— Вы были так любезны, открыв доступ к перчатке и уделив мне столько времени, — говорил Джереми Джонс молодому сотруднику музея, — что вам, наверное, небезынтересно взглянуть на готовые копии.
— Спасибо, это действительно очень интересно.
— Разумеется, это всего лишь театральный реквизит, — пояснил Джереми, открывая картонку. — Но они потребовали больше хлопот, чем обычно, потому что передние ряды партера непременно будут сравнивать их с подлинником.
— Скорее потому, что это ваше хобби, не так ли, Джереми? — с улыбкой вмешалась Эмилия.
Мистер Джонс развернул старый шёлк и показал аккуратно сложенные перчатки. Молодой ассистент склонился над ними.
— Думаю, передние ряды партера будут полностью удовлетворены. Копии просто великолепны. Откуда вы достали такой материал?
— Из запасов. Шёлковая ниточка там, жемчужина тут. В основном, конечно, фальшивые. Но блёстки действительно викторианские.
— На расстоянии не отличить от оригинала. Надеюсь, мистер Джонс, вы не испытаете искушения заняться подделкой антикварных редкостей: вы слишком искусны.

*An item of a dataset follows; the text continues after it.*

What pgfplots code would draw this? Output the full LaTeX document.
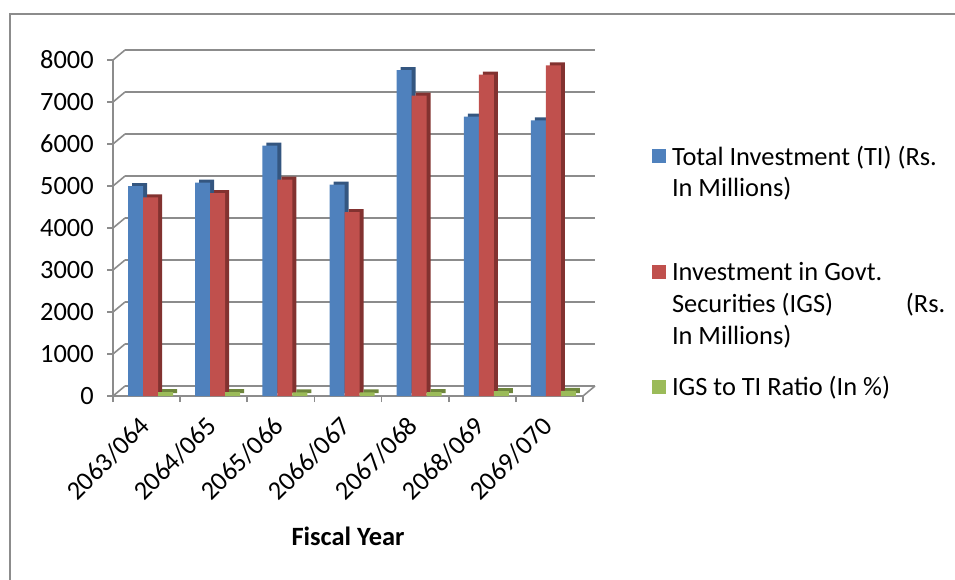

— Это единственный род занятий, который вызывает у меня отвращение.
— Рад это слышать. Насколько я понял, завтра сюда пришлют за перчаткой машину. Мне поручено доставить её в театр и проследить за её размещением. Вы не откажетесь составить компанию? Мне не хотелось бы делать это в одиночестве. Слишком уж большой шум подняли вокруг.
— С удовольствием, — согласился Джереми.
— В театре, кажется, будет наблюдатель, который проверит меры безопасности. Кто-то из полиции?
— По-моему, да, — сказал Джереми. — Я рад, что процедура будет обставлена так тщательно.
Предпремьерная лихорадка схватила Перигрина, но не за горло, как того требует чистота жанра, а самым прозаическим образом: с ним приключилось нечто вроде медвежьей болезни.
В половине седьмого утра во вторник мистер Джей посмотрел на себя в зеркало и с отвращением увидел вытянутое, серо-зеленое, покрытое мелкими морщинками лицо с тёмными кругами под глазами. Неприглядную картину дополняли щетина, впалые щеки и белые губы. Шарма явно не хватало.
Пять часов тому назад закончилась генеральная репетиция. Через четырнадцать часов поднимется занавес, после чего в следующие двадцать четыре часа на автора и постановщика обрушится сокрушительный поток критики.
«Боже, Боже мой! Зачем только я написал эту кошмарную вещь!»